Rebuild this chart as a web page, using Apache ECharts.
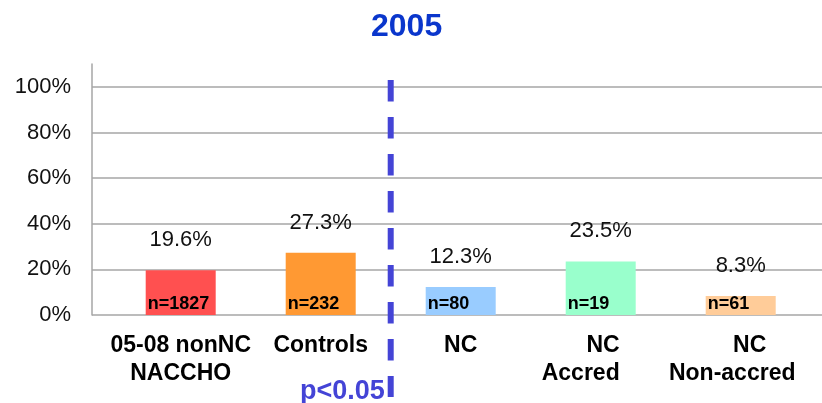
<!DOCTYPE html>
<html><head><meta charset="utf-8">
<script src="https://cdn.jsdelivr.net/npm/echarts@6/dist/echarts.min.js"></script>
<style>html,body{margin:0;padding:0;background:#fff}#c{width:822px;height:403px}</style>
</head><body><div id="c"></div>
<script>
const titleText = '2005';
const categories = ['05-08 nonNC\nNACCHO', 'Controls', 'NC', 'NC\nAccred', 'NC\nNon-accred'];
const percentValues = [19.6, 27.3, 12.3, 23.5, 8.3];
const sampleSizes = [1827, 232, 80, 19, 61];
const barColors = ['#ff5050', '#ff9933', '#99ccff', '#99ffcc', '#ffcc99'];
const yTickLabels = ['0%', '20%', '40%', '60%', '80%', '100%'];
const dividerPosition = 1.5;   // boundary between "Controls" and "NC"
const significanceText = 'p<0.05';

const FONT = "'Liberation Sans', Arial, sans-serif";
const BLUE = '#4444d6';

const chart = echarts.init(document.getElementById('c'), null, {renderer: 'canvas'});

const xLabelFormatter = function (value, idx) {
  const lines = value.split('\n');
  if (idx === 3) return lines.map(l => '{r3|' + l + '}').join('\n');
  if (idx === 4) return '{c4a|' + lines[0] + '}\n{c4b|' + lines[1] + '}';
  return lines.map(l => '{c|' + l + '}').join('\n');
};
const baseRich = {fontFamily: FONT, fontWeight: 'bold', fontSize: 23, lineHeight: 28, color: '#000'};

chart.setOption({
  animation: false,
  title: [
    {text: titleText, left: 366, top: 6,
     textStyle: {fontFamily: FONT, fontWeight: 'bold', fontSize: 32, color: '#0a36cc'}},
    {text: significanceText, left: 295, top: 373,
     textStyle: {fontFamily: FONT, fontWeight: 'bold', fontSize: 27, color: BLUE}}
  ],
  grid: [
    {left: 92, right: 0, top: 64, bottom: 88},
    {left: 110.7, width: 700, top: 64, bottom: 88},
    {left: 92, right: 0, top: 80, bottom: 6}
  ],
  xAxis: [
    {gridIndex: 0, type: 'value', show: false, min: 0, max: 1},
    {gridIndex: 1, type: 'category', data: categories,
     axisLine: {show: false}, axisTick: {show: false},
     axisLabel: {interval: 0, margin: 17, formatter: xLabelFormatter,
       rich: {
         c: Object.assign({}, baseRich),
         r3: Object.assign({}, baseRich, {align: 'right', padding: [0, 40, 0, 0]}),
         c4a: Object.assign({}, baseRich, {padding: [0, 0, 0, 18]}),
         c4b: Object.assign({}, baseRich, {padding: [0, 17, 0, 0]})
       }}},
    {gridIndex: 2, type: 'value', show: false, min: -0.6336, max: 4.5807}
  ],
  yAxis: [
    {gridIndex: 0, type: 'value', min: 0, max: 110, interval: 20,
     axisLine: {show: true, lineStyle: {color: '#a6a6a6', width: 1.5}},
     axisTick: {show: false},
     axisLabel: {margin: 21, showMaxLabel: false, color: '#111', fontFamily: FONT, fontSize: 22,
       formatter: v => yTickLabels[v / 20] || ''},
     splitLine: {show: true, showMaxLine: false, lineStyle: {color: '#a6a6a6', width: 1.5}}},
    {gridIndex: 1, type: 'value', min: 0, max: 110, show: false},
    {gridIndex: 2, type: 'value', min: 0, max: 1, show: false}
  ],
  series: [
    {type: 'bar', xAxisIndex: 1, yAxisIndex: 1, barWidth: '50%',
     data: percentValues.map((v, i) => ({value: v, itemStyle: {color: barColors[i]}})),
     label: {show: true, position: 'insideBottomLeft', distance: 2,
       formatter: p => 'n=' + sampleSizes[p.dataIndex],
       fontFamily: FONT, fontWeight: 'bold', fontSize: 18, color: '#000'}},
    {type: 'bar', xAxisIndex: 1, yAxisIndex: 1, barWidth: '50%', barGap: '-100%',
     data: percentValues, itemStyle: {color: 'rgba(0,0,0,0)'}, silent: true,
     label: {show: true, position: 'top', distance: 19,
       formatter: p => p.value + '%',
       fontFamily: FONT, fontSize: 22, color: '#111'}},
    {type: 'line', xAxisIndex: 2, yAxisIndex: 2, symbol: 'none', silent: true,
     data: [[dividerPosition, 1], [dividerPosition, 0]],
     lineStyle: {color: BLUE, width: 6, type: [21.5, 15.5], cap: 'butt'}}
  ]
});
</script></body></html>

____

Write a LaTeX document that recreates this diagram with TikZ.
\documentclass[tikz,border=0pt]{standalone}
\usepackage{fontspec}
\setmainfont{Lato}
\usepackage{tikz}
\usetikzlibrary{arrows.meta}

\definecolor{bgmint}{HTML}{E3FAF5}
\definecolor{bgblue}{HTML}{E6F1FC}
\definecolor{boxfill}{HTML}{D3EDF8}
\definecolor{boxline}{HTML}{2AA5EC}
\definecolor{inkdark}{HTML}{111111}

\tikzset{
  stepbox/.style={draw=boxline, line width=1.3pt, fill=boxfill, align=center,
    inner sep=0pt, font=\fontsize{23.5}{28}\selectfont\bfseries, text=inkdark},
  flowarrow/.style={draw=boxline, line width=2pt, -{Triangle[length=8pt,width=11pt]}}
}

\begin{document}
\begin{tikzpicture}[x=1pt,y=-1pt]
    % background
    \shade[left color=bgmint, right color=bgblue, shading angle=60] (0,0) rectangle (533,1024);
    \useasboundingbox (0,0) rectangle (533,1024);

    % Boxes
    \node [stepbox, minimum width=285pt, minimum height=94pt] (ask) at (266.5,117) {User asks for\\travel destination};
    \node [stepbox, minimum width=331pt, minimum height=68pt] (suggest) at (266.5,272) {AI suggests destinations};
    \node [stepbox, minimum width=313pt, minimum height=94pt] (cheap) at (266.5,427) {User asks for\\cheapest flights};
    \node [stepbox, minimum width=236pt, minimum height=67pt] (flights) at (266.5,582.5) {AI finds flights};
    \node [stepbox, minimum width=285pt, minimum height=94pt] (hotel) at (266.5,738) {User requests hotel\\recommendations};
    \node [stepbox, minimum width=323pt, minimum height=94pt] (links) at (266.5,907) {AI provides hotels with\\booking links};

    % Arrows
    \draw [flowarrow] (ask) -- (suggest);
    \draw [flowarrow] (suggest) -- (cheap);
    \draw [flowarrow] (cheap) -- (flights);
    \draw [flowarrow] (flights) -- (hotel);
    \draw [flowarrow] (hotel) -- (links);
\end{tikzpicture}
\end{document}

____

PROBLEM DESCRIPTION:
Return each line where "this" shows up.

RESPONSE BELOW:
Rebuild this chart as a web page, using Apache ECharts.
Write a LaTeX document that recreates this diagram with TikZ.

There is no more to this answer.